Faktor penting yang harus kita perhitungkan adalah bahwa Perang Dunia Ketiga bukanlah konflik global yang dapat dikembangkan dengan peralatan biasa. Sering dikatakan bahwa Perang Dunia Pertama didasarkan pada dikembangkannya jet tempur dan yang kedua adalah tank. Perang Dunia Ketiga akan didasarkan pada setiap bentuk peperangan tidak teratur, intelijen, psikologis, operasi sipil dan, dalam tingkat teknis, kamera termal dan pengembangan perang di bidang internet dan "aero-spasial ". Akhir-akhir ini, NATO dan AS mendasarkan sebagian besar sumber daya material dan intelektual mereka pada pengembangan kamp-kamp ini. Peperangan kognitif yang menjadikan seluruh tubuh dan pikiran setiap orang sebagai medan perang sedang dikembangkan. Bukan kebetulan dalam konteks ini, bahwa Kecerdasan Buatan sedang dikembangkan sedemikian rupa. AI adalah alat yang dapat sangat berguna secara sosial, tetapi tujuan di balik konsepsinya sendiri adalah untuk melayani kepentingan kapitalisme. Ini adalah alat kontrol ideologis yang belum pernah ada sebelumnya. Tidak perlu membicarakan penipuan besar yang dilakukan atas nama AI seperti "toko tanpa kasir" dari Amazon, yang sebenarnya menyembunyikan lebih dari seribu pekerja di India yang mengendalikan kamera toko-toko ini untuk melakukan pekerjaan yang seharusnya dilakukan oleh AI. Kita telah sampai pada titik di mana komputer memberi tahu kita apa yang harus dipikirkan, apa yang harus dilakukan, apa yang harus dikatakan, bagaimana menulis teks dan bagaimana berteman. Jika kita berhenti sejenak untuk memikirkannya, kita akan menyadari bahwa kita hidup dalam distopia. Pengaruh alat semacam ini di setiap lapisan masyarakat—AI sudah menjadi tren—tidak dapat dianalisis sebagai suatu kebetulan. Kapasitas militer AI tidak memiliki batas. AI sudah diuji di Gaza—setelah membunuh seorang pekerja sosial, permintaan maaf dari Pasukan "Pertahanan" Israel didasarkan pada menyalahkan AI atas suatu kesilapan. Benar atau tidak, AI sudah berfungsi untuk menghindari tanggung jawab. Semua sistem pengenalan wajah—semakin banyak hadir di ruang publik di seluruh dunia—akan dikembangkan dan diperluas berkat AI juga.

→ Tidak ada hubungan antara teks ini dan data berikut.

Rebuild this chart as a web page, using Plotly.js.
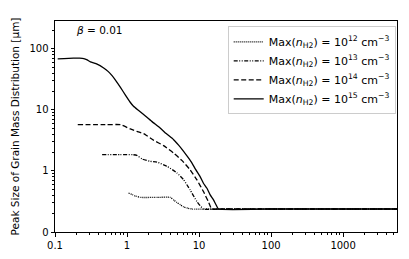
<!DOCTYPE html>
<html><head><meta charset="utf-8">
<script src="https://cdn.plot.ly/plotly-3.0.1.min.js"></script>
<style>body{margin:0;padding:0;background:#fff}#chart{width:409px;height:259px}</style>
</head><body><div id="chart"></div>
<script>
// Series: x = time-like quantity (log axis), y = peak grain size [μm]
const x12 = [1.05, 1.3, 1.53, 2.5, 3.98, 4.5, 4.9, 5.5, 6.1, 7.0, 8.0, 12, 20, 100, 1000, 5600];
const y12 = [0.436, 0.39, 0.369, 0.369, 0.369, 0.33, 0.306, 0.28, 0.257, 0.245, 0.238, 0.238, 0.238, 0.238, 0.238, 0.238];

const x13 = [0.451, 0.8, 1.2, 1.37, 1.62, 2.1, 2.6, 3.6, 4.93, 6.1, 7.5, 9.3, 11.5, 20, 100, 1000, 5600];
const y13 = [1.85, 1.85, 1.85, 1.8, 1.57, 1.44, 1.4, 1.19, 0.93, 0.72, 0.49, 0.318, 0.238, 0.238, 0.238, 0.238, 0.238];

const x14 = [0.207, 0.5, 0.81, 1.11, 1.37, 1.7, 2.35, 3.22, 4.43, 5.77, 7.5, 9.3, 11.5, 13.4, 15, 20, 100, 1000, 5600];
const y14 = [5.74, 5.74, 5.74, 4.88, 4.46, 4.09, 3.18, 2.6, 1.97, 1.49, 1.05, 0.72, 0.46, 0.318, 0.238, 0.238, 0.238, 0.238, 0.238];

const x15 = [0.109, 0.18, 0.22, 0.251, 0.28, 0.31, 0.384, 0.474, 0.55, 0.62, 0.71, 0.81, 0.95, 1.1, 1.23, 1.45, 1.7, 2.2, 2.88, 3.5, 4.43, 5.2, 6.1, 7.0, 7.98, 9.0, 10.3, 11.5, 12.8, 14.2, 15.8, 17.2, 18.6, 100, 1000, 5600];
const y15 = [68.6, 70.5, 70.5, 69.5, 66, 61.5, 56.5, 48.8, 42.5, 36.5, 29.5, 23.5, 17.5, 13.5, 11.5, 9.8, 8.4, 6.5, 5.07, 4.1, 3.26, 2.65, 2.1, 1.68, 1.35, 1.05, 0.815, 0.63, 0.526, 0.41, 0.339, 0.28, 0.238, 0.238, 0.238, 0.238];

const legendNames = [
  "Max(<i>n</i><sub>H2</sub>) = 10<sup>12</sup> cm<sup>−3</sup>",
  "Max(<i>n</i><sub>H2</sub>) = 10<sup>13</sup> cm<sup>−3</sup>",
  "Max(<i>n</i><sub>H2</sub>) = 10<sup>14</sup> cm<sup>−3</sup>",
  "Max(<i>n</i><sub>H2</sub>) = 10<sup>15</sup> cm<sup>−3</sup>"
];
const xTickVals = [0.1, 1, 10, 100, 1000];
const xTickText = ["0.1", "1", "10", "100", "1000"];
const yTickVals = [0.1, 1, 10, 100];
const yTickText = ["0", "1", "10", "100"];

function minorLog(lo, hi) {
  const out = [];
  for (let d = lo; d <= hi; d++) for (let k = 2; k <= 9; k++) out.push(k * Math.pow(10, d));
  return out;
}

const dashes = ["1px,1px", "4px,1.5px,1px,1.5px,1px,1.5px", "5px,2.5px", "solid"];
const xs = [x12, x13, x14, x15], ys = [y12, y13, y14, y15];
const traces = xs.map((x, i) => ({
  x: x, y: ys[i], type: "scatter", mode: "lines", name: legendNames[i],
  line: {color: "#000", width: 1.3, dash: dashes[i], shape: "spline", smoothing: 0.4}
}));

const font = "DejaVu Sans, sans-serif";
const layout = {
  width: 409, height: 259,
  margin: {l: 55, r: 12, t: 21, b: 27},
  paper_bgcolor: "#fff", plot_bgcolor: "#fff",
  showlegend: true,
  legend: {x: 0.505, y: 0.975, xanchor: "left", yanchor: "top",
    bgcolor: "rgba(255,255,255,0.8)", bordercolor: "#ccc", borderwidth: 1,
    font: {family: font, size: 11, color: "#000"}, tracegroupgap: 0, itemwidth: 30},
  xaxis: {type: "log", range: [-1, Math.log10(5600)],
    tickmode: "array", tickvals: xTickVals, ticktext: xTickText,
    ticks: "outside", ticklen: 3.5, tickcolor: "#000", showgrid: false, zeroline: false,
    showline: true, linecolor: "#000", linewidth: 1, mirror: true,
    tickfont: {family: font, size: 10, color: "#000"},
    minor: {tickmode: "array", tickvals: minorLog(-1, 3), ticks: "outside", ticklen: 2, tickcolor: "#000", showgrid: false}},
  yaxis: {type: "log", range: [-1, Math.log10(287)],
    tickmode: "array", tickvals: yTickVals, ticktext: yTickText,
    ticks: "outside", ticklen: 3.5, tickcolor: "#000", showgrid: false, zeroline: false,
    showline: true, linecolor: "#000", linewidth: 1, mirror: true,
    tickfont: {family: font, size: 10, color: "#000"},
    title: {text: "Peak Size of Grain Mass Distribution [μm]", font: {family: font, size: 10.5, color: "#000"}, standoff: 7},
    minor: {tickmode: "array", tickvals: minorLog(-1, 2), ticks: "outside", ticklen: 2, tickcolor: "#000", showgrid: false}},
  annotations: [{xref: "paper", yref: "paper", x: 0.055, y: 0.955, xanchor: "left", yanchor: "middle",
    text: "<i>β</i> = 0.01", showarrow: false, font: {family: font, size: 10.5, color: "#000"}}]
};
Plotly.newPlot("chart", traces, layout, {staticPlot: true, displayModeBar: false});
</script></body></html>
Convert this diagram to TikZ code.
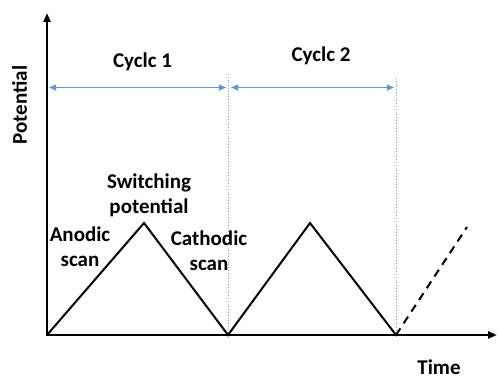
\documentclass[tikz,border=0pt]{standalone}
\usepackage{fontspec}
\setmainfont{Carlito}
\usetikzlibrary{arrows.meta}
\definecolor{spanc}{RGB}{91,155,213}
\definecolor{guidec}{RGB}{130,155,190}
\begin{document}
\begin{tikzpicture}[x=1pt,y=-1pt]
\tikzset{
 lbl/.style={font=\bfseries\fontsize{21}{25}\selectfont, align=center, inner sep=0pt},
 axis/.style={line width=2.4pt, -{Triangle[length=9pt,width=7pt]}},
 wave/.style={line width=2pt, line join=miter},
 ext/.style={line width=2pt, dash pattern=on 8pt off 6pt},
 guide/.style={draw=guidec, line width=0.8pt, dotted},
 span/.style={draw=spanc, line width=1.2pt, {Triangle[length=7pt,width=6pt]}-{Triangle[length=7pt,width=6pt]}}
}
\useasboundingbox (0,0) rectangle (498,379);
% key points
\coordinate (O) at (47,335);
\coordinate (Ob) at (47,336.2);
\coordinate (Ol) at (45.8,335);
\coordinate (Ytip) at (47,13);
\coordinate (Xtip) at (497,335);
\coordinate (P1) at (144,223);
\coordinate (V1) at (228,335);
\coordinate (P2) at (310,223);
\coordinate (V2) at (396,335);
\coordinate (D) at (467,227);
\coordinate (G1t) at (228,74);
\coordinate (G1b) at (228,338);
\coordinate (G2t) at (396,78);
\coordinate (G2b) at (396,338);
\coordinate (A1s) at (49,87.5);
\coordinate (A1e) at (226,87.5);
\coordinate (A2s) at (231,87.5);
\coordinate (A2e) at (394,87.5);
% guides
\draw[guide] (G1t) -- (G1b);
\draw[guide] (G2t) -- (G2b);
\draw[span] (A1s) -- (A1e);
\draw[span] (A2s) -- (A2e);
% waveform
\draw[wave] (O) -- (P1) -- (V1) -- (P2) -- (V2);
\draw[ext] (V2) -- (D);
% axes
\draw[axis] (Ob) -- (Ytip);
\draw[axis] (Ol) -- (Xtip);
% labels
\node[lbl, anchor=base] (c1) at (142.5,68) {Cyclc 1};
\node[lbl, anchor=base] (c2) at (321,62) {Cyclc 2};
\node[lbl] (sw) at (149,195) {Switching\\potential};
\node[lbl] (an) at (80,247) {Anodic\\scan};
\node[lbl] (ca) at (209,250.5) {Cathodic\\scan};
\node[lbl, anchor=base] (tm) at (439,374) {Time};
\node[lbl, anchor=base, rotate=90] (pt) at (27,105) {Potential};
\end{tikzpicture}
\end{document}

Kita dapat terus menganalisis situasi dunia dari perspektif ini. Namun, jika kita ingin memahami secara mendalam dan menemukan jalan keluar dari situasi yang tampak putus asa ini, kita harus menganalisis situasi tersebut dengan wawasan yang lebih dalam. Artinya, biasanya, ketika kita berpikir tentang geopolitik, kita hanya berpikir tentang hubungan antara negara-negara lokal dan kekuatan internasional di satu kawasan, tetapi kita mengabaikan seluruh bagian dari situasi tersebut: masyarakat yang tinggal di wilayah konflik dan keinginan, budaya, sejarah, dan perlawanan mereka sendiri. Di luar negara-negara, selalu ada masyarakat, rakyat, dan keinginan mereka. Ketika Abdullah Öcalan berbicara tentang Modernitas Demokratis, ia merujuk pada hal ini. Ini adalah salah satu faktor kunci dalam perkembangan sejarah. Setiap analisis—yang kita baca di media massa—sengaja mengabaikan bagian ini. Ketika berbicara tentang semua dimensi ini, hal tersebut biasanya dilakukan untuk dapat memanipulasinya, untuk menggunakannya demi kepentingan mereka sendiri.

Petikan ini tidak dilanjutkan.